→ **TASK DIRECTIONS**: Find every line with the word "chart". Copy those lines.

(Data items)
★ ★ ★

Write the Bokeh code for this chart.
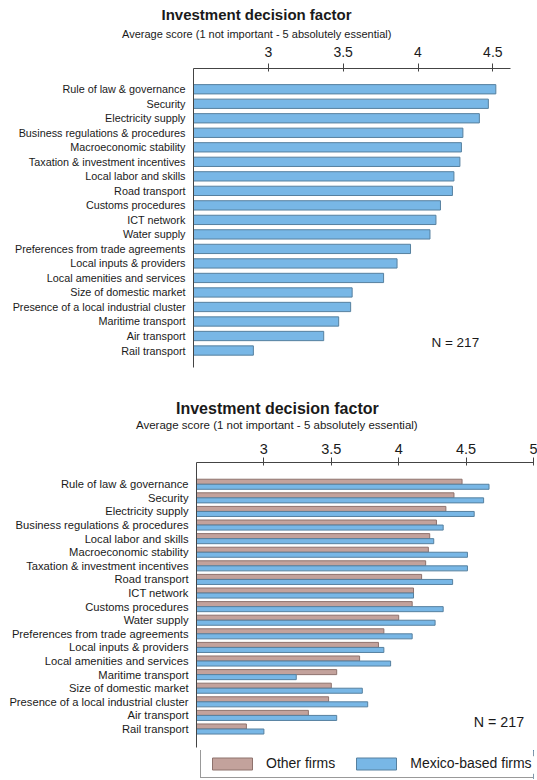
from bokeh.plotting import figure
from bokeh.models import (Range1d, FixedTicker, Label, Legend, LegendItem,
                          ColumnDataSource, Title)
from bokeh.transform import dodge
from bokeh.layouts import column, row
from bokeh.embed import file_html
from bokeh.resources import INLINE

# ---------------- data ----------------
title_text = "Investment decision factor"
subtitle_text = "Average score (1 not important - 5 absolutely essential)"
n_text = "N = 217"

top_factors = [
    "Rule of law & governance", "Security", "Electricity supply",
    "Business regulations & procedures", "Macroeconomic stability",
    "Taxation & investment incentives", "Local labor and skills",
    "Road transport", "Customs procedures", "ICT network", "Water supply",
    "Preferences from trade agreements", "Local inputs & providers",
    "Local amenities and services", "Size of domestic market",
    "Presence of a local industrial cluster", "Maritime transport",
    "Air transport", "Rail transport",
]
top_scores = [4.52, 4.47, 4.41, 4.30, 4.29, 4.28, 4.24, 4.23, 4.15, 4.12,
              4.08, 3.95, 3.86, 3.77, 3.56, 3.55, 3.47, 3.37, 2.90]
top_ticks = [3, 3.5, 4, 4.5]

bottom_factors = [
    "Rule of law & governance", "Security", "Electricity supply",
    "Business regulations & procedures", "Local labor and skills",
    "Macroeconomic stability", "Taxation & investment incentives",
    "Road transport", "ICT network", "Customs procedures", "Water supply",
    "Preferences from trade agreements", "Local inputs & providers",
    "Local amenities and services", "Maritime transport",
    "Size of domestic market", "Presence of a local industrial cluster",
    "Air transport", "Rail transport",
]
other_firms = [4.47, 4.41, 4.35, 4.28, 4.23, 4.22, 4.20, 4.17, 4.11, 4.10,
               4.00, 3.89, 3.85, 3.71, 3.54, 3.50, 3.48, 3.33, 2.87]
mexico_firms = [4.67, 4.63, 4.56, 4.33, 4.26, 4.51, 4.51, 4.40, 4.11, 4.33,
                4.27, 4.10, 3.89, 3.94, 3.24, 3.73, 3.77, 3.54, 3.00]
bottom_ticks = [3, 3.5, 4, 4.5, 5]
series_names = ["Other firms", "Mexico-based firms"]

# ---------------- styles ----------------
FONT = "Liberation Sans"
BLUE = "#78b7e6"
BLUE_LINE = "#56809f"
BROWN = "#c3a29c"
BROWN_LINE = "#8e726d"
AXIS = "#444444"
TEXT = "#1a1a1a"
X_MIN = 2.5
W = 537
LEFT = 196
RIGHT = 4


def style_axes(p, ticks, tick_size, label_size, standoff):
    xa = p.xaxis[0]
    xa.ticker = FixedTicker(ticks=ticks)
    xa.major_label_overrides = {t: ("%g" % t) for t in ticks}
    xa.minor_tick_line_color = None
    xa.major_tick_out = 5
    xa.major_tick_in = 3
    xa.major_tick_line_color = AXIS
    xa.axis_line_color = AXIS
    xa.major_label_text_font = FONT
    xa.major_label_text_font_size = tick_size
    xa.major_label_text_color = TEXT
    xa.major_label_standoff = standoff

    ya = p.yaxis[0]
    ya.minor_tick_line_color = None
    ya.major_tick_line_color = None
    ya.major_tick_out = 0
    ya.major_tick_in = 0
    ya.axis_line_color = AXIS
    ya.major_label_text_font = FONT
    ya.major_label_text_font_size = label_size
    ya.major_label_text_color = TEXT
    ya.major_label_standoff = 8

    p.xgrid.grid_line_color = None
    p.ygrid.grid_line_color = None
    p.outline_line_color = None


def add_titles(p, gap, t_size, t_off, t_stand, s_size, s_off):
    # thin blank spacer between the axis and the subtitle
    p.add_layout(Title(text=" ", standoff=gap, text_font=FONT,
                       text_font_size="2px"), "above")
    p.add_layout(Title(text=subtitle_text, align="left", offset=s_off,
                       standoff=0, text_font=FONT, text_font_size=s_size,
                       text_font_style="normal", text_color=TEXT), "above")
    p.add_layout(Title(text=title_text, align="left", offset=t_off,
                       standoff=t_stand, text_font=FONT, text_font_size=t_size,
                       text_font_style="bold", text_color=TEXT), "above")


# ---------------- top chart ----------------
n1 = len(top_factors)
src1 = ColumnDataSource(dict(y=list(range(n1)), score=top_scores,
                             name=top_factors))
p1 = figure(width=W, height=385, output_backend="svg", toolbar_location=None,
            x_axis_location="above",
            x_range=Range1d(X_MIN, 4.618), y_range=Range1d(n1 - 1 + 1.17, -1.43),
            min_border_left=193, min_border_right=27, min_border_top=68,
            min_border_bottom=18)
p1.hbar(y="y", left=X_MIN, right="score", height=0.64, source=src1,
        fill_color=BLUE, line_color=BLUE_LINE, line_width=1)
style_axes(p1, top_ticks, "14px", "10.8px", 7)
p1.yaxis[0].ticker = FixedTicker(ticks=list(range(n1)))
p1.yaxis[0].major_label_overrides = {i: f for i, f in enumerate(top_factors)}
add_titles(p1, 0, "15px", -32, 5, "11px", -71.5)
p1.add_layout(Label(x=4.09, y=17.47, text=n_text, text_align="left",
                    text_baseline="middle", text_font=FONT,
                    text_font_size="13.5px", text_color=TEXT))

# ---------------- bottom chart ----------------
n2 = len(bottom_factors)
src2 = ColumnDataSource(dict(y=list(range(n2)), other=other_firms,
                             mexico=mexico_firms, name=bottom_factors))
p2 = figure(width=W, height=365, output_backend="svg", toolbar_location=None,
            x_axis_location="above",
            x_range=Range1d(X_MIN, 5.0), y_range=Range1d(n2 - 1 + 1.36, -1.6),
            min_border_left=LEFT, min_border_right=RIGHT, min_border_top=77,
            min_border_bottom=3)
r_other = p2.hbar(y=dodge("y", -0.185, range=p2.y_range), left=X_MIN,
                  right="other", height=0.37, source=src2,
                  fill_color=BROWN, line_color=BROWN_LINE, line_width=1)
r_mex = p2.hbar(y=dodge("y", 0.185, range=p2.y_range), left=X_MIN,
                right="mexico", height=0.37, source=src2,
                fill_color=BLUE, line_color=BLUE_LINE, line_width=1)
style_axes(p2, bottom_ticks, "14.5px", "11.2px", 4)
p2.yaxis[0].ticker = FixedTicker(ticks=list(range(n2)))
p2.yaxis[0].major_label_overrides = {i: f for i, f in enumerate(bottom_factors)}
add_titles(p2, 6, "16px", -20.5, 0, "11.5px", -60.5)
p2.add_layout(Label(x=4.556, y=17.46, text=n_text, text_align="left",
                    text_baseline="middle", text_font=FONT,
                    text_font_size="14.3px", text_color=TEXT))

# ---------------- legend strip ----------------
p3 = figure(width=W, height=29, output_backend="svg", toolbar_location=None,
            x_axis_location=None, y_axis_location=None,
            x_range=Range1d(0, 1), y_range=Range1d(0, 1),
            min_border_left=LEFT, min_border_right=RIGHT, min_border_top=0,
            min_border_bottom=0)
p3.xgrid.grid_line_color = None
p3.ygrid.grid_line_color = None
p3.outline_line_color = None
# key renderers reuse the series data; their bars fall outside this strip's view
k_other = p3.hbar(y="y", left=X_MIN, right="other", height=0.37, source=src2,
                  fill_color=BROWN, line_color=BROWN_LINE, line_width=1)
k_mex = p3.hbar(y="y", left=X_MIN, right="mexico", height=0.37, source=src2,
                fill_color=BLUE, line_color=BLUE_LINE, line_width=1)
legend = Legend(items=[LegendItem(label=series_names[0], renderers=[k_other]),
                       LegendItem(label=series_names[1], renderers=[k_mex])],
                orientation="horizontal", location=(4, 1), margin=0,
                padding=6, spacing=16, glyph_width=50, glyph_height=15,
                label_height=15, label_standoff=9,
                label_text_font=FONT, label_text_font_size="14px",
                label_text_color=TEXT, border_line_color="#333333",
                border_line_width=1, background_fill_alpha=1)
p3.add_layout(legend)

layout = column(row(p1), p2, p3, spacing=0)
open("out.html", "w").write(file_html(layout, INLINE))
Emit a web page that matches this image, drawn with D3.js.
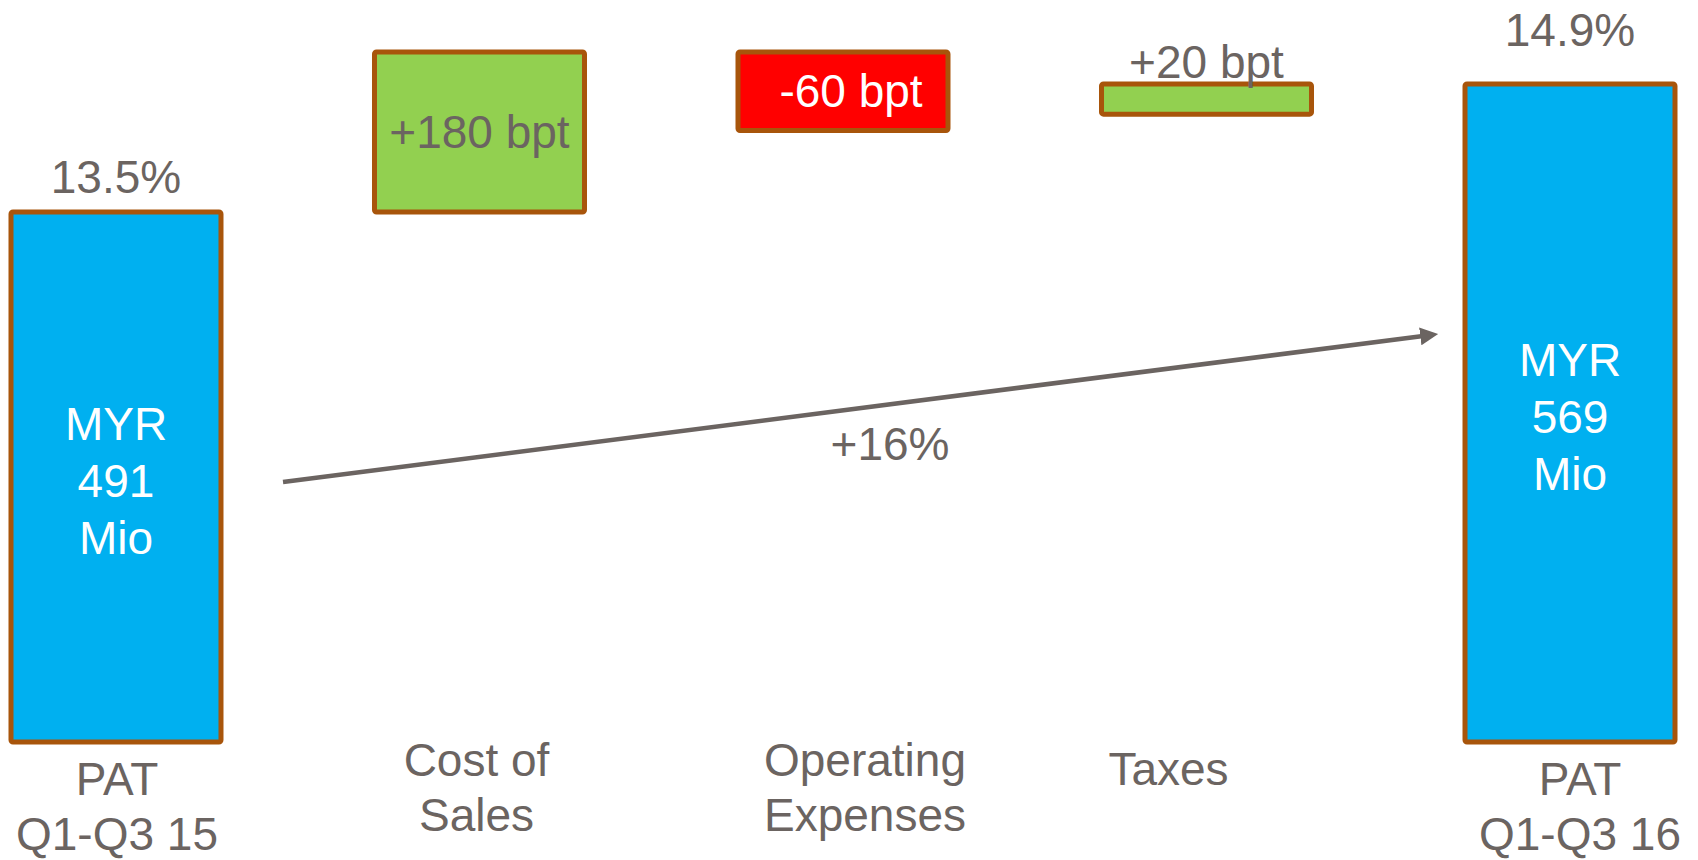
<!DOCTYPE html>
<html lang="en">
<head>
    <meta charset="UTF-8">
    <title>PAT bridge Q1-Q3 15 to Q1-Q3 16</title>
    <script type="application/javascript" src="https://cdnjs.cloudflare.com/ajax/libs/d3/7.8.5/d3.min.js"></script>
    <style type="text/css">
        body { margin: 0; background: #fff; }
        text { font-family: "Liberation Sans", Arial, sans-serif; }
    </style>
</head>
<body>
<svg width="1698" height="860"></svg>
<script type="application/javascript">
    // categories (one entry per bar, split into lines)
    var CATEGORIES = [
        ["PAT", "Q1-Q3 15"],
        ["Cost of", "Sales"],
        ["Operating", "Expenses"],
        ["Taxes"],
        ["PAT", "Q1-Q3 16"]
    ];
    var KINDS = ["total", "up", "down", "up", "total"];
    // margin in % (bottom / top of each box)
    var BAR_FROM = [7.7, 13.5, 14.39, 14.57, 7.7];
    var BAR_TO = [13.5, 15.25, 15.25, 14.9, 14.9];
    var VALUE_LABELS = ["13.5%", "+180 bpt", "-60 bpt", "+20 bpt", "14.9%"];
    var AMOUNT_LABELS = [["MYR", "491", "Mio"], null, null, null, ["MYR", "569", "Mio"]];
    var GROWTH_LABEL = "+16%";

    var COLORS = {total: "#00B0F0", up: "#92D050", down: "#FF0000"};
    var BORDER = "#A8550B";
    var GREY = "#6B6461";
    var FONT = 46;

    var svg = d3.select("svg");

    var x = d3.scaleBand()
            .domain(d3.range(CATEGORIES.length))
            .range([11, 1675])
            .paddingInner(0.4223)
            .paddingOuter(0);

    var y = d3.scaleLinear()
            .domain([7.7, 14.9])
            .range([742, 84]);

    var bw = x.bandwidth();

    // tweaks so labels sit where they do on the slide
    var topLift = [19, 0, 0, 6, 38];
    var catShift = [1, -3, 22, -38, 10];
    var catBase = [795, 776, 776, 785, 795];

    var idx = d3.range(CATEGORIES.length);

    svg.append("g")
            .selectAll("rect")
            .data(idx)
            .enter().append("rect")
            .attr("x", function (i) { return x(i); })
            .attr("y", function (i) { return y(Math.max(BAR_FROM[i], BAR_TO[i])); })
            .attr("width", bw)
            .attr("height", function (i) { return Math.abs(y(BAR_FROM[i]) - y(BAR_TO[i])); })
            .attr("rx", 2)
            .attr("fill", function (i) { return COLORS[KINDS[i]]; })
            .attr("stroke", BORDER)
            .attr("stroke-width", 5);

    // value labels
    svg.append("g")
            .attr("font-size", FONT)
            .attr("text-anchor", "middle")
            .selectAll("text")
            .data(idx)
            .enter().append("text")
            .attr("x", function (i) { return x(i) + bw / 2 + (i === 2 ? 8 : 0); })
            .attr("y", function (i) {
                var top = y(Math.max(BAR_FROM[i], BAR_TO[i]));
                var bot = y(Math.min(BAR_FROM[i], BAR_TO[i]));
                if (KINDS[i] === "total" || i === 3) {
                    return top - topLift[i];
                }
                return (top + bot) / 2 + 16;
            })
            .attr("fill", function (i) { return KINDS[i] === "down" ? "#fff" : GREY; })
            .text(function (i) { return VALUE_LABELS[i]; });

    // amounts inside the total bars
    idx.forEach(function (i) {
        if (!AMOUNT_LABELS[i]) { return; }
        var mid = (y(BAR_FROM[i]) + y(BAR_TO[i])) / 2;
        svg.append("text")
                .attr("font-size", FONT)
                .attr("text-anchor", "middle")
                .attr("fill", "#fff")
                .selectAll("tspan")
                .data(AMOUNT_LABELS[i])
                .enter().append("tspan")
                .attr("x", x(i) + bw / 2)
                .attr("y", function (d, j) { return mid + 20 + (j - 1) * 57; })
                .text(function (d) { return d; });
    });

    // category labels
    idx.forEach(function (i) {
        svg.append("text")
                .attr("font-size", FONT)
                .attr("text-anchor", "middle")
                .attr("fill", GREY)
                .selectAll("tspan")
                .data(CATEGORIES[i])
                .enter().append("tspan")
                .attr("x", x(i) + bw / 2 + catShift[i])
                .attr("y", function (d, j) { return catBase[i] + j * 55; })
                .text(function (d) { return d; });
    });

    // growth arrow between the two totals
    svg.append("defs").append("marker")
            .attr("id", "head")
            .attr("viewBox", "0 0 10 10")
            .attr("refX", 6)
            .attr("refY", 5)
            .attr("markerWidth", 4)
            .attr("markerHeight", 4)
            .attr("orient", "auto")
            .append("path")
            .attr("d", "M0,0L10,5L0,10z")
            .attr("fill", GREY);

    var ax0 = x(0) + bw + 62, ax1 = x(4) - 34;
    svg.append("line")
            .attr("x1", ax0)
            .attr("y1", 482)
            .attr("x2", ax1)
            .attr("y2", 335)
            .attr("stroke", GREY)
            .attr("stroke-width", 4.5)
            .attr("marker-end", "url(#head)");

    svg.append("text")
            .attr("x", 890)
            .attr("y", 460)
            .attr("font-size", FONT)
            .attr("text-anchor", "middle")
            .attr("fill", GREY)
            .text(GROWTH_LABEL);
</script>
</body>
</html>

★ ★ ★

→ **TASK SOLUTION**:
Write the Bokeh code for this chart.
# ---------------- top chart ----------------
# ---------------- bottom chart ----------------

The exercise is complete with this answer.